With a rather scarce budget, the Spanish ministry for Development has announced it will introduce a plan to stimulate the construction sector. Yet, building is not an actual option amid the current crisis. The alternative proposed by the government points at promoting housing rehabilitation. Indeed, there are more than 27 million homes in Spain and some 50 percent date back 30 years, and back 50 years in a fifth of the housing stock.
The Spanish housing project, the ninth such measure, follows the European Commission’s €120 billion programme funded by the European Investment Bank and agreed last June by European leaders within the Growth and Employment Pact.
Minister Ana Pastor has rescued the 2011 Sustainable Economy Law, approved by the former Socialist government, to push for urban renovation. The ultimate goal would be new jobs and the long-awaited reform of the country’s homes.
Spain’s move has its framework in the Renewing Europe campaign by EuroAce, the European Alliance of Companies for Energy Efficiency in Buildings that was formed in 1998 by twenty of Europe’s leading companies involved with the manufacture, distribution and installation of a variety of energy saving goods and services. The EuroACE member companies together employ 172,000 people and have a turnover of €140 billion.
But the direct reference is a German project.
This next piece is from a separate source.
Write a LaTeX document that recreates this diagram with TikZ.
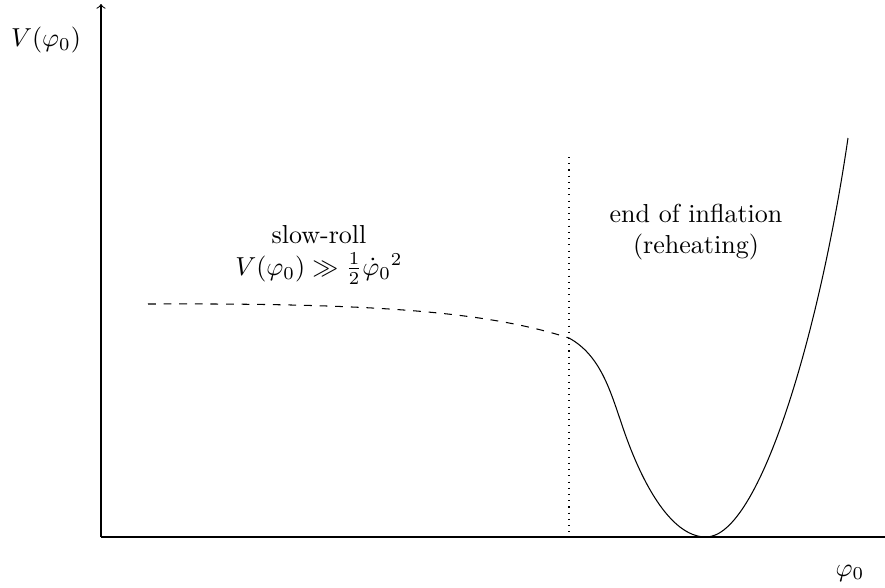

According to the Jülich centre of investigation, a similar plan supported with loans and bonds issued by the German Bank for Development generated 340,000 new jobs. If implemented at a EU level, energy efficiency in buildings could be enhanced a 32 percent and up to 1.1 million new jobs created in the construction industry.
The Spanish workers union CCOO and the Polytechnic University of Madrid estimate this initiative would bring some 100,000 new jobs by 2020 by targeting 565,000 homes per year.